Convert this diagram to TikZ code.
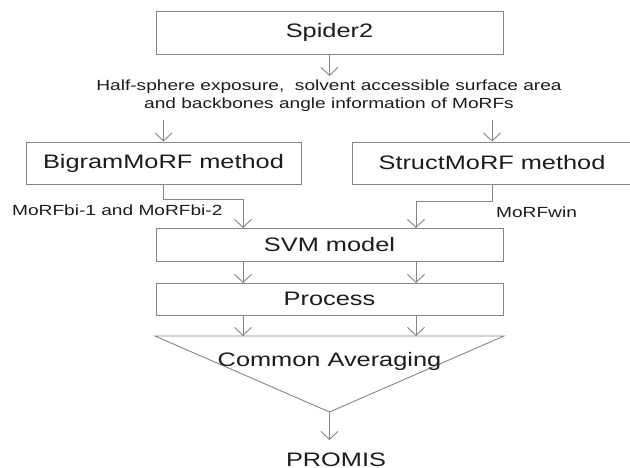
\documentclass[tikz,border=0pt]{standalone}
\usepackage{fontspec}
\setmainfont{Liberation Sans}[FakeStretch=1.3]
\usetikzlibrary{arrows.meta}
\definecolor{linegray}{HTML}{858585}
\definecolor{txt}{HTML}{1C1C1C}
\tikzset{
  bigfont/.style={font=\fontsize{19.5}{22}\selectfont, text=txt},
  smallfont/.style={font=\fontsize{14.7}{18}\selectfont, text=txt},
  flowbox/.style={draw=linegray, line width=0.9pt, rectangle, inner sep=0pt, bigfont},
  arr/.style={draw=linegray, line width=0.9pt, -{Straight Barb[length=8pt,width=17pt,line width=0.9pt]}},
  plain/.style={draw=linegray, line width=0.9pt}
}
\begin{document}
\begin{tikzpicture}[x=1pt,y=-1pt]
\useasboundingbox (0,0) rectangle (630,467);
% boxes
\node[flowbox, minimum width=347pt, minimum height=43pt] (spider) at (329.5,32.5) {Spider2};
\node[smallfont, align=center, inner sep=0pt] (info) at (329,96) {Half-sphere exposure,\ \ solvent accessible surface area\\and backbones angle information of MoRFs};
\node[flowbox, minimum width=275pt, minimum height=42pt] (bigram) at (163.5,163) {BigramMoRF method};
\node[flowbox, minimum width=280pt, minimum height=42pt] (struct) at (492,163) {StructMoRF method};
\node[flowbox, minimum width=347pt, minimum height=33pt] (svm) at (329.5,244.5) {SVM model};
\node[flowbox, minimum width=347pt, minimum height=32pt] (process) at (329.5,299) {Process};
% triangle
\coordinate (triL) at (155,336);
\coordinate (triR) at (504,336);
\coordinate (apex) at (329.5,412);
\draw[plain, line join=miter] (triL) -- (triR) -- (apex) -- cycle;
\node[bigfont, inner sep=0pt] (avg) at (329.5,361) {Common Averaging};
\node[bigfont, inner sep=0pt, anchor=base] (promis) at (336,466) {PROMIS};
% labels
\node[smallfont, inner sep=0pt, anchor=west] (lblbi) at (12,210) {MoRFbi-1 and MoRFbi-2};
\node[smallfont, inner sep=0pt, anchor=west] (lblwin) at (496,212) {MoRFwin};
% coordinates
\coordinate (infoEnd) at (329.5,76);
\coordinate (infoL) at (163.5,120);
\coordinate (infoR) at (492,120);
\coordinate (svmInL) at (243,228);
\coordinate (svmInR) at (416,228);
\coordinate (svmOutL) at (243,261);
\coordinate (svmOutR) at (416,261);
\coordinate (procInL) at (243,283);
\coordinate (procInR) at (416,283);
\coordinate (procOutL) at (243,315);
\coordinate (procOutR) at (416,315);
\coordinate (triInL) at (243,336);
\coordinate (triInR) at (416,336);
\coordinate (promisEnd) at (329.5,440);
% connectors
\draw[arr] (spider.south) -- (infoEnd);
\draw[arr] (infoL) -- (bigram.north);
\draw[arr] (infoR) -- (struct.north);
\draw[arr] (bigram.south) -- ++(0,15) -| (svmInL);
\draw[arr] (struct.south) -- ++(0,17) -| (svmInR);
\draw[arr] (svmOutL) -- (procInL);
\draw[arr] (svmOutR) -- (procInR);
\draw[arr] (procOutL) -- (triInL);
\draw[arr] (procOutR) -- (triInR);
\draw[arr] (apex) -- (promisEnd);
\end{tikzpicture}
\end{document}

EXERCISE REQUIREMENTS ->
Retype everything in the material word for word, minus pictures.

REPLY ->
Convert this diagram to TikZ code.
\documentclass[tikz,border=0pt]{standalone}
\usepackage{fontspec}
\setmainfont{Liberation Sans}[FakeStretch=1.3]
\usetikzlibrary{arrows.meta}
\definecolor{linegray}{HTML}{858585}
\definecolor{txt}{HTML}{1C1C1C}
\tikzset{
  bigfont/.style={font=\fontsize{19.5}{22}\selectfont, text=txt},
  smallfont/.style={font=\fontsize{14.7}{18}\selectfont, text=txt},
  flowbox/.style={draw=linegray, line width=0.9pt, rectangle, inner sep=0pt, bigfont},
  arr/.style={draw=linegray, line width=0.9pt, -{Straight Barb[length=8pt,width=17pt,line width=0.9pt]}},
  plain/.style={draw=linegray, line width=0.9pt}
}
\begin{document}
\begin{tikzpicture}[x=1pt,y=-1pt]
\useasboundingbox (0,0) rectangle (630,467);
% boxes
\node[flowbox, minimum width=347pt, minimum height=43pt] (spider) at (329.5,32.5) {Spider2};
\node[smallfont, align=center, inner sep=0pt] (info) at (329,96) {Half-sphere exposure,\ \ solvent accessible surface area\\and backbones angle information of MoRFs};
\node[flowbox, minimum width=275pt, minimum height=42pt] (bigram) at (163.5,163) {BigramMoRF method};
\node[flowbox, minimum width=280pt, minimum height=42pt] (struct) at (492,163) {StructMoRF method};
\node[flowbox, minimum width=347pt, minimum height=33pt] (svm) at (329.5,244.5) {SVM model};
\node[flowbox, minimum width=347pt, minimum height=32pt] (process) at (329.5,299) {Process};
% triangle
\coordinate (triL) at (155,336);
\coordinate (triR) at (504,336);
\coordinate (apex) at (329.5,412);
\draw[plain, line join=miter] (triL) -- (triR) -- (apex) -- cycle;
\node[bigfont, inner sep=0pt] (avg) at (329.5,361) {Common Averaging};
\node[bigfont, inner sep=0pt, anchor=base] (promis) at (336,466) {PROMIS};
% labels
\node[smallfont, inner sep=0pt, anchor=west] (lblbi) at (12,210) {MoRFbi-1 and MoRFbi-2};
\node[smallfont, inner sep=0pt, anchor=west] (lblwin) at (496,212) {MoRFwin};
% coordinates
\coordinate (infoEnd) at (329.5,76);
\coordinate (infoL) at (163.5,120);
\coordinate (infoR) at (492,120);
\coordinate (svmInL) at (243,228);
\coordinate (svmInR) at (416,228);
\coordinate (svmOutL) at (243,261);
\coordinate (svmOutR) at (416,261);
\coordinate (procInL) at (243,283);
\coordinate (procInR) at (416,283);
\coordinate (procOutL) at (243,315);
\coordinate (procOutR) at (416,315);
\coordinate (triInL) at (243,336);
\coordinate (triInR) at (416,336);
\coordinate (promisEnd) at (329.5,440);
% connectors
\draw[arr] (spider.south) -- (infoEnd);
\draw[arr] (infoL) -- (bigram.north);
\draw[arr] (infoR) -- (struct.north);
\draw[arr] (bigram.south) -- ++(0,15) -| (svmInL);
\draw[arr] (struct.south) -- ++(0,17) -| (svmInR);
\draw[arr] (svmOutL) -- (procInL);
\draw[arr] (svmOutR) -- (procInR);
\draw[arr] (procOutL) -- (triInL);
\draw[arr] (procOutR) -- (triInR);
\draw[arr] (apex) -- (promisEnd);
\end{tikzpicture}
\end{document}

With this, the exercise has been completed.